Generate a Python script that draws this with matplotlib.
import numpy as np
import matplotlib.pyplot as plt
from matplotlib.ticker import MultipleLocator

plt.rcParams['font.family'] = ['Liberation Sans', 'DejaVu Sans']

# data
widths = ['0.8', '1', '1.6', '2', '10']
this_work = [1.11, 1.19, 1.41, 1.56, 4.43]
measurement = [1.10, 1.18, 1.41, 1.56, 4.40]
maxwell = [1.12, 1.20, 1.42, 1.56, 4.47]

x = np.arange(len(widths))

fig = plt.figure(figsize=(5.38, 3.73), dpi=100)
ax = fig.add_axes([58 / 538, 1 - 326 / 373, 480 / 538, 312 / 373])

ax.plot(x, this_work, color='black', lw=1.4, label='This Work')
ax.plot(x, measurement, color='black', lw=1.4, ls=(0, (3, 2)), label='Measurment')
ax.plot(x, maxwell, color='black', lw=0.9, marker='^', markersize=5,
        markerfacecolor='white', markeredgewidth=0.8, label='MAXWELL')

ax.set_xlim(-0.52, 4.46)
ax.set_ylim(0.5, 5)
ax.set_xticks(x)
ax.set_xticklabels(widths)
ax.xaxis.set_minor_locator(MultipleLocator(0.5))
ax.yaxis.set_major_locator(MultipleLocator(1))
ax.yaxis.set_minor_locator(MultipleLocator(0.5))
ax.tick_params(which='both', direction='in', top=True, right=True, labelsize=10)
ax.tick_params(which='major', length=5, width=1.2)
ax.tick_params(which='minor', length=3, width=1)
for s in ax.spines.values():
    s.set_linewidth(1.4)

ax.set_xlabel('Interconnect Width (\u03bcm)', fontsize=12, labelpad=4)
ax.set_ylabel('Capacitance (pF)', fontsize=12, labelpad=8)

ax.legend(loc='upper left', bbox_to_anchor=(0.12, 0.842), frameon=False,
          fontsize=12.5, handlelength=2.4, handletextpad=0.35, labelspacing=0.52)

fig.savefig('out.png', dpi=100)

---+---

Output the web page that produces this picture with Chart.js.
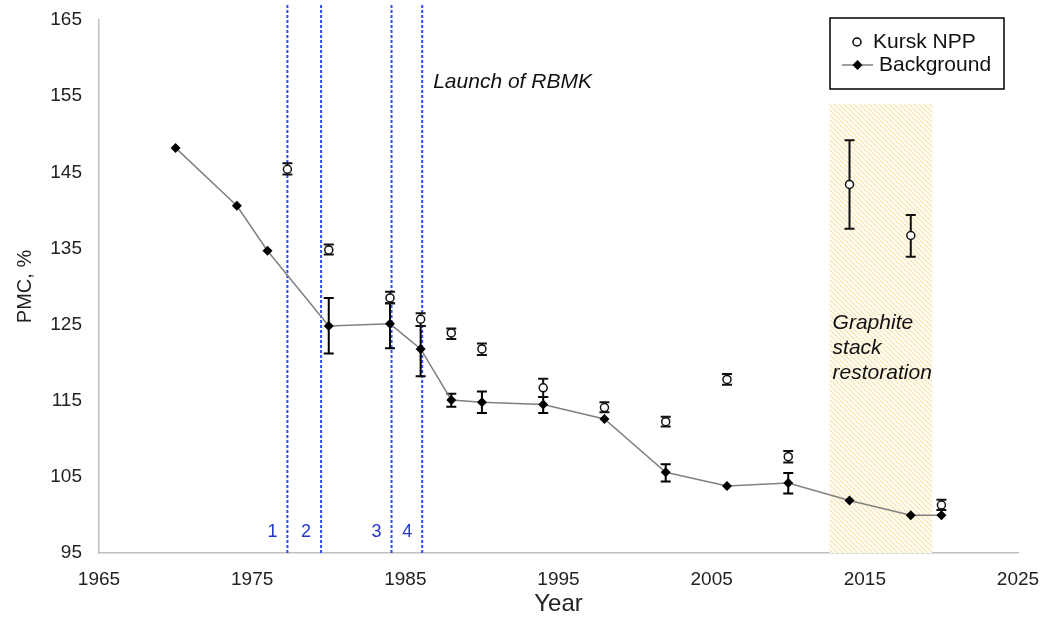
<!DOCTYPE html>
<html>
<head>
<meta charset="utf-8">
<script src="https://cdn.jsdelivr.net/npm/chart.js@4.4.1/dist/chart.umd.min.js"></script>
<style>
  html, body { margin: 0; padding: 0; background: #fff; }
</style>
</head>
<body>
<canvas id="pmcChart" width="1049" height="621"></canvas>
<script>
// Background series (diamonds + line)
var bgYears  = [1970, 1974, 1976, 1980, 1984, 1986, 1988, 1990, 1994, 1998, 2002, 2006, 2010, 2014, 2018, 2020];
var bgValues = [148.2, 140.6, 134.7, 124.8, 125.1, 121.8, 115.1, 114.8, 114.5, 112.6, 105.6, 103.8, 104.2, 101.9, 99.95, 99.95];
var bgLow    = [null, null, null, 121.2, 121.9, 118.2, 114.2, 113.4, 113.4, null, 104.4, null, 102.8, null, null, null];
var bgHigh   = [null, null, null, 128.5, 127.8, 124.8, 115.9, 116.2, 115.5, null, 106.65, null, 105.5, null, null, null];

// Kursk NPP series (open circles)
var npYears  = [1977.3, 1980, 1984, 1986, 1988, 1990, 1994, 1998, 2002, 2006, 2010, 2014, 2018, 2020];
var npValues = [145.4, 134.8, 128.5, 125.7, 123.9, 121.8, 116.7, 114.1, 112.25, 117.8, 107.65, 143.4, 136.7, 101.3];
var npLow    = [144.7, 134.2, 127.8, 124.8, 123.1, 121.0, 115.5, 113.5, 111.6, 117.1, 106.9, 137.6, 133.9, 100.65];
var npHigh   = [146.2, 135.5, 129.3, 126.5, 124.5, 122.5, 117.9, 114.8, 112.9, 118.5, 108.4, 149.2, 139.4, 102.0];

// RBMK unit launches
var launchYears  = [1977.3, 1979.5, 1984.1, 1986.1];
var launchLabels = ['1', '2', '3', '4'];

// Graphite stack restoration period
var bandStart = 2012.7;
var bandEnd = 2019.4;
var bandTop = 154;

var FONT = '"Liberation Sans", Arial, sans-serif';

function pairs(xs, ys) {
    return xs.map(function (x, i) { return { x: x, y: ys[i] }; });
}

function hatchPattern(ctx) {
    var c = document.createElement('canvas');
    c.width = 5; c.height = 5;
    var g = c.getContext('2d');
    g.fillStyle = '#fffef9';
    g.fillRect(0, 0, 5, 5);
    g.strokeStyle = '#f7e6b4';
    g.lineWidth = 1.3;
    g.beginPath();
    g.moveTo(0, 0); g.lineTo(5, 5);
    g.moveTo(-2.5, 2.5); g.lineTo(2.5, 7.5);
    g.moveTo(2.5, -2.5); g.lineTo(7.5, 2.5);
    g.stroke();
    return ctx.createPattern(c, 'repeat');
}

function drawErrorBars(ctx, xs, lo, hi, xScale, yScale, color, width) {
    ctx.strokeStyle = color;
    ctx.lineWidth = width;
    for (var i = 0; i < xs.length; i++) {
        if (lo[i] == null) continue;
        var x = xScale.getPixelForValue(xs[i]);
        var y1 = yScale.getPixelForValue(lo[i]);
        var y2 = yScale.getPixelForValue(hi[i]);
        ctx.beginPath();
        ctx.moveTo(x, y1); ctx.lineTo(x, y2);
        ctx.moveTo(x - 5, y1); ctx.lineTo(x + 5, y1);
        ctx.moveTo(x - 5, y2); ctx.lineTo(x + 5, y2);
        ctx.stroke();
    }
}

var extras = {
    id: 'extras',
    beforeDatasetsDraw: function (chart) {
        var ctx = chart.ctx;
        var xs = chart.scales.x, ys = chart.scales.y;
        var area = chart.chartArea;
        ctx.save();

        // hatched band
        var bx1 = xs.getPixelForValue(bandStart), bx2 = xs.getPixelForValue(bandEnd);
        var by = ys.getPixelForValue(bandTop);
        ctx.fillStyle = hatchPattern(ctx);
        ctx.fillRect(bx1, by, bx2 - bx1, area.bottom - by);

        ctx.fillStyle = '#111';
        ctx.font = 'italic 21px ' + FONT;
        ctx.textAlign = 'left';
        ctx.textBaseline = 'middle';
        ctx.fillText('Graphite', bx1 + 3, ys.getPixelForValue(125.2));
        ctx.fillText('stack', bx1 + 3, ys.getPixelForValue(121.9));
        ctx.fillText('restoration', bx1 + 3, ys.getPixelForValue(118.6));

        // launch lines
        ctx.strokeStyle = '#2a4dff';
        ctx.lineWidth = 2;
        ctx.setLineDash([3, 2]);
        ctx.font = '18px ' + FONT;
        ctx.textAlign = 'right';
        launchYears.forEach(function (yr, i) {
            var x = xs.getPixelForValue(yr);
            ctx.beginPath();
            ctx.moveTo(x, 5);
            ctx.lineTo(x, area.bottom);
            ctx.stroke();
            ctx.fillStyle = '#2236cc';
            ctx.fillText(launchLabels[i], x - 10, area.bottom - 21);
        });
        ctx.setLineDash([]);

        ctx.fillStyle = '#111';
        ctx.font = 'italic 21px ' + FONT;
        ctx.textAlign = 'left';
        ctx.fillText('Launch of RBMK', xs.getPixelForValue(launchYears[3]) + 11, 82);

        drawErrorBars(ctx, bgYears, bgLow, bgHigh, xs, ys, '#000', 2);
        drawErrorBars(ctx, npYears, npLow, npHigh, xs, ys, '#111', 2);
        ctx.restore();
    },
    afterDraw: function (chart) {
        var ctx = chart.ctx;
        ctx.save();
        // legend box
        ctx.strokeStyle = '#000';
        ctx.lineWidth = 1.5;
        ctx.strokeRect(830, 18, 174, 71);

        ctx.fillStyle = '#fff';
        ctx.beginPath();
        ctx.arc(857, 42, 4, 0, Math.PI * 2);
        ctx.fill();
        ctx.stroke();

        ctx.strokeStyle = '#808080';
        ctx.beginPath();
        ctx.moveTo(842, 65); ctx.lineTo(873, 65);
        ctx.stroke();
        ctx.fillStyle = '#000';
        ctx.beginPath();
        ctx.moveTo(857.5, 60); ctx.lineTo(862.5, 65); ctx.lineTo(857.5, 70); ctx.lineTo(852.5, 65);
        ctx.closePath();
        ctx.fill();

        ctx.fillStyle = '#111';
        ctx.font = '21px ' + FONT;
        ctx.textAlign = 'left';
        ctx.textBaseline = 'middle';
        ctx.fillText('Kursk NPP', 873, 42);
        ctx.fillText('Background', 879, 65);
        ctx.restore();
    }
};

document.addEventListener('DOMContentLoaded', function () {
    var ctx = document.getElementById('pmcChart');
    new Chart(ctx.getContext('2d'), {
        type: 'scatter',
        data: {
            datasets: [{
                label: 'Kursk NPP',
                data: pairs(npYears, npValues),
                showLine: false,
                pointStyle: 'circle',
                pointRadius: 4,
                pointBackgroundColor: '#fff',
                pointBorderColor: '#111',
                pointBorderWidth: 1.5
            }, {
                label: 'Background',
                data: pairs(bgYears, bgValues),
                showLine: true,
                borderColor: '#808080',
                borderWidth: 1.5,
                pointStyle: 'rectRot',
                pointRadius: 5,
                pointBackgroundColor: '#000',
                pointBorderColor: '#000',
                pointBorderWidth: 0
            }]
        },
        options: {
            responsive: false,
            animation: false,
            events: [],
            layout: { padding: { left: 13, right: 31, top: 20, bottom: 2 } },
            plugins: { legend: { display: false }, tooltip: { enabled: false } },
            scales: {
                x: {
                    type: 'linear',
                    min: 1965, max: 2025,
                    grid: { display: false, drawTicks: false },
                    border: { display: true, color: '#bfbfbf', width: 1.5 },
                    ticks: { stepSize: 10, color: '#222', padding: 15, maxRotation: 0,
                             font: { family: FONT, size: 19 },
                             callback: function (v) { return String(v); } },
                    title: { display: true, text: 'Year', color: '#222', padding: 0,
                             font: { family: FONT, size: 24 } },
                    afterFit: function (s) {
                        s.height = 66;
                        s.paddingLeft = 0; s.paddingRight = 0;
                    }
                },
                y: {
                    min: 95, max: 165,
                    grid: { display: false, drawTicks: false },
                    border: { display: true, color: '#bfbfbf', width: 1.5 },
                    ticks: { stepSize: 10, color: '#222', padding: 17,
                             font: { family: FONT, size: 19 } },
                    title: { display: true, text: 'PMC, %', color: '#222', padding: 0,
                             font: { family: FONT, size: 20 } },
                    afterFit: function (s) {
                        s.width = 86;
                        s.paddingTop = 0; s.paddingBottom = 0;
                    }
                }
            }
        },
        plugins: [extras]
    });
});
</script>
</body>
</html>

---+---

### [Task description]
Repeat the span of lines that opens with the line holding "Generate a Python" and closes with the line holding "plt.rcParams['font.family'] = ['Liberation", exactly as it stands.

### [Exercise output]
Generate a Python script that draws this with matplotlib.
import numpy as np
import matplotlib.pyplot as plt
from matplotlib.ticker import MultipleLocator

plt.rcParams['font.family'] = ['Liberation Sans', 'DejaVu Sans']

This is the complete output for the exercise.